§ **DATA ROWS**
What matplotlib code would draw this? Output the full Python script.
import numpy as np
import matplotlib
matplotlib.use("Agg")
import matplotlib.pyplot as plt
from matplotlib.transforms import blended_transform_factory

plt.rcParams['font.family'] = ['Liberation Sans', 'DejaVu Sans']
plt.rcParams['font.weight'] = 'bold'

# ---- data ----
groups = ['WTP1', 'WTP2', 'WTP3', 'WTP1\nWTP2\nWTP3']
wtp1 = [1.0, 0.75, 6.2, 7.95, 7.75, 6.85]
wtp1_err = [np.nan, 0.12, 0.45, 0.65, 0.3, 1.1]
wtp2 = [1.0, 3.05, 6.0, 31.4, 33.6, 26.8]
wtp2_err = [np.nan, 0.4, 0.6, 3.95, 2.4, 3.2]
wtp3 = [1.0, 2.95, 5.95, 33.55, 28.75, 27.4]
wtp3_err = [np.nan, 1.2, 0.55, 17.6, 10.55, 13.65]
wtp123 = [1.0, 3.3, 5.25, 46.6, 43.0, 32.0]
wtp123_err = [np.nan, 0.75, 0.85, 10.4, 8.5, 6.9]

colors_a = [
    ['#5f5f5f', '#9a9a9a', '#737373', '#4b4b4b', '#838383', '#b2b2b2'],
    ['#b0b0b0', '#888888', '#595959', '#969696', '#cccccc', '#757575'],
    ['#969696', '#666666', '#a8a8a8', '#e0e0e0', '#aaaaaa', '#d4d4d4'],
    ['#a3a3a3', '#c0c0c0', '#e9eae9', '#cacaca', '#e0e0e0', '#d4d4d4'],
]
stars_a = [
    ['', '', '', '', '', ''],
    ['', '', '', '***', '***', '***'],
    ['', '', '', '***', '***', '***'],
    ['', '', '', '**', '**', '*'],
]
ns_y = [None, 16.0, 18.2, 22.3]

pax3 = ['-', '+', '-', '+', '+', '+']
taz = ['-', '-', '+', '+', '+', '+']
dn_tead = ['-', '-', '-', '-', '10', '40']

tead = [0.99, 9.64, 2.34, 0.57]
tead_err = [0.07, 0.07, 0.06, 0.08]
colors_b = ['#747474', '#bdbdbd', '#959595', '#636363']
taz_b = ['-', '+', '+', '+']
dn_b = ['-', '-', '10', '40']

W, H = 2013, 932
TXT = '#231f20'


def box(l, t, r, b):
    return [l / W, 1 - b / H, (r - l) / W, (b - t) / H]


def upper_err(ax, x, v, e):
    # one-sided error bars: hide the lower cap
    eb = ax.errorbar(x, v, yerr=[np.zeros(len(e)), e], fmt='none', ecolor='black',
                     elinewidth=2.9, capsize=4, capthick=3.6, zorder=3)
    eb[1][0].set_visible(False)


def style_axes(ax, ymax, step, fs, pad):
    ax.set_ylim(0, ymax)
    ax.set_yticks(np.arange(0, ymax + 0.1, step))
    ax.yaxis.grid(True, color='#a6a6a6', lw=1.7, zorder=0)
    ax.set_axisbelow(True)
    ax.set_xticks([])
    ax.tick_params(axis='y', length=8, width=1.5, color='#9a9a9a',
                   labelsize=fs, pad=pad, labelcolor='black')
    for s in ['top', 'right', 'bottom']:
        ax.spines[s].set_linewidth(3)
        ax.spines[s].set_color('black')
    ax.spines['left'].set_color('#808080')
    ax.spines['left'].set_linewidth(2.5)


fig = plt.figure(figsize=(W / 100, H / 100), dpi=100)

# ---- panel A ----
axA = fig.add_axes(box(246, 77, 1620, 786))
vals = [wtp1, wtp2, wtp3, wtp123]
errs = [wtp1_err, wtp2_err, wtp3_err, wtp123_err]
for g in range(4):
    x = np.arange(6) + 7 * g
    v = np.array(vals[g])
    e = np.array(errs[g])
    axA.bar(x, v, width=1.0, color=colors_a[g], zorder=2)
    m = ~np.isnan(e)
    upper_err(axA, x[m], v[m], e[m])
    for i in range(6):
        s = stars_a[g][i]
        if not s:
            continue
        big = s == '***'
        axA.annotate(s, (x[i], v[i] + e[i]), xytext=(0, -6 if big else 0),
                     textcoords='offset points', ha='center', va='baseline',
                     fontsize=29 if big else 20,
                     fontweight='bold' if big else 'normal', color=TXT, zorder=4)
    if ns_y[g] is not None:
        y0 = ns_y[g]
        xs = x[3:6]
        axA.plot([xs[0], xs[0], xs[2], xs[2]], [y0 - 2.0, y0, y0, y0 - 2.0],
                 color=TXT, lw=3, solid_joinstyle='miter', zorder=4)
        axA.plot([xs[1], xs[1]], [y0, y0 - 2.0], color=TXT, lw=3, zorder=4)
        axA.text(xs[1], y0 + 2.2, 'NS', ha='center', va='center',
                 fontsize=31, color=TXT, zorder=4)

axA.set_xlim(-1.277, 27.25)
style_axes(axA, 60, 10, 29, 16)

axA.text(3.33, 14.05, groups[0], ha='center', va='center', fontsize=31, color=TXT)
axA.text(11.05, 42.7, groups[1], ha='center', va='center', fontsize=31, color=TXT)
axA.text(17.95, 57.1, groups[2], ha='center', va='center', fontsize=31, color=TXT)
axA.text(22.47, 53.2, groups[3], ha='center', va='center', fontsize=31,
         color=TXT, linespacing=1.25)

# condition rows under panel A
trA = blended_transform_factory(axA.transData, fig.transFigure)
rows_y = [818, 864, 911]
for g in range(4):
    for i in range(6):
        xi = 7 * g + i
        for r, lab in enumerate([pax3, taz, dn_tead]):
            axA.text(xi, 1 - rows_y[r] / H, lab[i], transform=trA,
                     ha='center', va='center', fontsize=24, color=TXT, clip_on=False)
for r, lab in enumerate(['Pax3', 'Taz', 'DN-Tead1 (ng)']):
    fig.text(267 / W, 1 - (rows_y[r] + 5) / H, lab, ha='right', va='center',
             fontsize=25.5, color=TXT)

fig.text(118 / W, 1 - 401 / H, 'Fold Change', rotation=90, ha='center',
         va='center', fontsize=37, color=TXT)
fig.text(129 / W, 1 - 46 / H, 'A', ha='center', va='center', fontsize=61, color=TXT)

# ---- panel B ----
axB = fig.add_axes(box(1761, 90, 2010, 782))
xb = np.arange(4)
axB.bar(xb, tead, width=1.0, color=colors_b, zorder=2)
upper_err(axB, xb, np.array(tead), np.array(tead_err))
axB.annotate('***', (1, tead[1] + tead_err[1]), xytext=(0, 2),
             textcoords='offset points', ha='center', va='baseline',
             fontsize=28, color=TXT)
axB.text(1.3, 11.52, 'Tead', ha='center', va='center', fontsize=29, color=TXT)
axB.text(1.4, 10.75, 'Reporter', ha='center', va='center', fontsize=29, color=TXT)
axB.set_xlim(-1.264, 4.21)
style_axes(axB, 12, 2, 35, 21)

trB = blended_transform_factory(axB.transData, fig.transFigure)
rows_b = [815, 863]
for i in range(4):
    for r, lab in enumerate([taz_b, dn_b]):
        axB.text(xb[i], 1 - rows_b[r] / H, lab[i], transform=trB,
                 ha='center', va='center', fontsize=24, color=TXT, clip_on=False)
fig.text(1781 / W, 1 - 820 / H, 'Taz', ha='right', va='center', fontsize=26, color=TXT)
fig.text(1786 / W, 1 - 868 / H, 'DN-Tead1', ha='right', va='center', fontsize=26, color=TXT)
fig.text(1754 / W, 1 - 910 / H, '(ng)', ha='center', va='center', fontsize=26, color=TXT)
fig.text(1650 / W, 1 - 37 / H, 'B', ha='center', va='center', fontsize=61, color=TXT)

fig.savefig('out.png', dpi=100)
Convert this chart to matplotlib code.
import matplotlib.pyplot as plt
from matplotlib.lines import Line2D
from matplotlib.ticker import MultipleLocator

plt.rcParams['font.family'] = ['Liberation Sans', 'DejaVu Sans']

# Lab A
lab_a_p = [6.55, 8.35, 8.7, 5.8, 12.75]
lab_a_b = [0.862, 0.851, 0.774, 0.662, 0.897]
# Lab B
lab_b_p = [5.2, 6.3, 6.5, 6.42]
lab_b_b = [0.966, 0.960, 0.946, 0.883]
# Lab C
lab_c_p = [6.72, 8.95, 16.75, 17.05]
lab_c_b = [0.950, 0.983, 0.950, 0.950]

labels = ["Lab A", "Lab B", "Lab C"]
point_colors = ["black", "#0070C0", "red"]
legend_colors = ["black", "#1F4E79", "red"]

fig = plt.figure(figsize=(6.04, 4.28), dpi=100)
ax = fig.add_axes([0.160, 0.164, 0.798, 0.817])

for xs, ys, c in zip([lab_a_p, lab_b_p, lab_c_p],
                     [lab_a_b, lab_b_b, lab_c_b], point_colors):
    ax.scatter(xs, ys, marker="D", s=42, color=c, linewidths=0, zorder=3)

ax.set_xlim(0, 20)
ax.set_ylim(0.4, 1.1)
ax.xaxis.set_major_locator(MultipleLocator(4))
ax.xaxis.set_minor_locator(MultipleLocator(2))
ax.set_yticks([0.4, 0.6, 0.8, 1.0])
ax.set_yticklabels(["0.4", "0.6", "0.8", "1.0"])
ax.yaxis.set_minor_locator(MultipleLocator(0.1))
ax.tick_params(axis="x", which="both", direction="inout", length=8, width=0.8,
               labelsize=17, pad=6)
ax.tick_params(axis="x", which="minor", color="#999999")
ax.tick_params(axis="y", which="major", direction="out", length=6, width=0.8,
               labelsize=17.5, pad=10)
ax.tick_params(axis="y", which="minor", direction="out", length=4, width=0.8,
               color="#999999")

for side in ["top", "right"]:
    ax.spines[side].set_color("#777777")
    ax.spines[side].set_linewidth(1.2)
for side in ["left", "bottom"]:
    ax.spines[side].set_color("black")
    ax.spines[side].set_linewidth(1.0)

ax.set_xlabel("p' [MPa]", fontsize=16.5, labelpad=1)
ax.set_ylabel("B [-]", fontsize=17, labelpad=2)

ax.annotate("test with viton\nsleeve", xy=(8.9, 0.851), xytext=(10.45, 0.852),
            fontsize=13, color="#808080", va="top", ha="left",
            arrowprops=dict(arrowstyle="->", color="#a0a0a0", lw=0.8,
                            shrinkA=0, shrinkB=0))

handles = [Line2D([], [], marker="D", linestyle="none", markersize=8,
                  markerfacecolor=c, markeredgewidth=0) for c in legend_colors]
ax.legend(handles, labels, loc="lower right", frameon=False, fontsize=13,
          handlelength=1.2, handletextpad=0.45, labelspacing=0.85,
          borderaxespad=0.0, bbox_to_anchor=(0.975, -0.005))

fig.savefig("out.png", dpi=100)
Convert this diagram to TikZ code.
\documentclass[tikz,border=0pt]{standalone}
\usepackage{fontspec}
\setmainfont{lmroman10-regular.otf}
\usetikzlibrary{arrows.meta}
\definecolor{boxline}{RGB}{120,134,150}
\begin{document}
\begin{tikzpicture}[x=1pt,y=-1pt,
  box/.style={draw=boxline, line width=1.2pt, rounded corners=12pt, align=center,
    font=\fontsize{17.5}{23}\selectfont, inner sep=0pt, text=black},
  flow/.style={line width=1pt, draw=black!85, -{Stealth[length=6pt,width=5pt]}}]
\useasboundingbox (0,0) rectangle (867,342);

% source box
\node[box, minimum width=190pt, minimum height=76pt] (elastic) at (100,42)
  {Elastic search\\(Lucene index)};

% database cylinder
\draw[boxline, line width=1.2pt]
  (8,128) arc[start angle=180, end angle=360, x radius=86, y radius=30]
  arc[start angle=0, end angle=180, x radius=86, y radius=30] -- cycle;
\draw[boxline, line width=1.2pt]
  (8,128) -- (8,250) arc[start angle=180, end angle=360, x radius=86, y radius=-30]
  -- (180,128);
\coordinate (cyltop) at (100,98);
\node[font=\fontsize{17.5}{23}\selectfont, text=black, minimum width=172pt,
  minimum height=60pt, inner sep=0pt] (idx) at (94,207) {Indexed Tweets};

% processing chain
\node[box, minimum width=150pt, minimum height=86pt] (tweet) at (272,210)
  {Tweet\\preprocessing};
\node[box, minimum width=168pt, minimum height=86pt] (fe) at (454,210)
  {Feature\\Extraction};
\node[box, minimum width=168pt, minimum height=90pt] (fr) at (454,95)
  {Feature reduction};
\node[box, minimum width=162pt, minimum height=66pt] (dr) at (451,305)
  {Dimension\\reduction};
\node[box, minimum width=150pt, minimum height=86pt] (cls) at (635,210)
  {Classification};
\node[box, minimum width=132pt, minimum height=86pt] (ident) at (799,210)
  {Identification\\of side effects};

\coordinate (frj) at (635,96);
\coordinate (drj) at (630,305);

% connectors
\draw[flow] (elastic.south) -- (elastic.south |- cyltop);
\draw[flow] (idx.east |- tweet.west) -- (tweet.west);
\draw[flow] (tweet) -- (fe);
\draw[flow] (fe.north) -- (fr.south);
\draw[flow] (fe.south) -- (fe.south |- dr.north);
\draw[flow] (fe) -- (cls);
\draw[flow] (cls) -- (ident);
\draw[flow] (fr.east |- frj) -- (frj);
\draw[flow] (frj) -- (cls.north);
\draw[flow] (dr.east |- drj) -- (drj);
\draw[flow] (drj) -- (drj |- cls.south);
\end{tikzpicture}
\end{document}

§ **TASK TO CARRY OUT**
Starting at the first line of the entries above, please extract each line up to and including the line with "wtp123_err = [np.nan, 0.75, 0.85, 10.4, 8.5, 6.9]", unchanged, and add nothing.

§ **RESPONSE TO THE EXERCISE**
What matplotlib code would draw this? Output the full Python script.
import numpy as np
import matplotlib
matplotlib.use("Agg")
import matplotlib.pyplot as plt
from matplotlib.transforms import blended_transform_factory

plt.rcParams['font.family'] = ['Liberation Sans', 'DejaVu Sans']
plt.rcParams['font.weight'] = 'bold'

# ---- data ----
groups = ['WTP1', 'WTP2', 'WTP3', 'WTP1\nWTP2\nWTP3']
wtp1 = [1.0, 0.75, 6.2, 7.95, 7.75, 6.85]
wtp1_err = [np.nan, 0.12, 0.45, 0.65, 0.3, 1.1]
wtp2 = [1.0, 3.05, 6.0, 31.4, 33.6, 26.8]
wtp2_err = [np.nan, 0.4, 0.6, 3.95, 2.4, 3.2]
wtp3 = [1.0, 2.95, 5.95, 33.55, 28.75, 27.4]
wtp3_err = [np.nan, 1.2, 0.55, 17.6, 10.55, 13.65]
wtp123 = [1.0, 3.3, 5.25, 46.6, 43.0, 32.0]
wtp123_err = [np.nan, 0.75, 0.85, 10.4, 8.5, 6.9]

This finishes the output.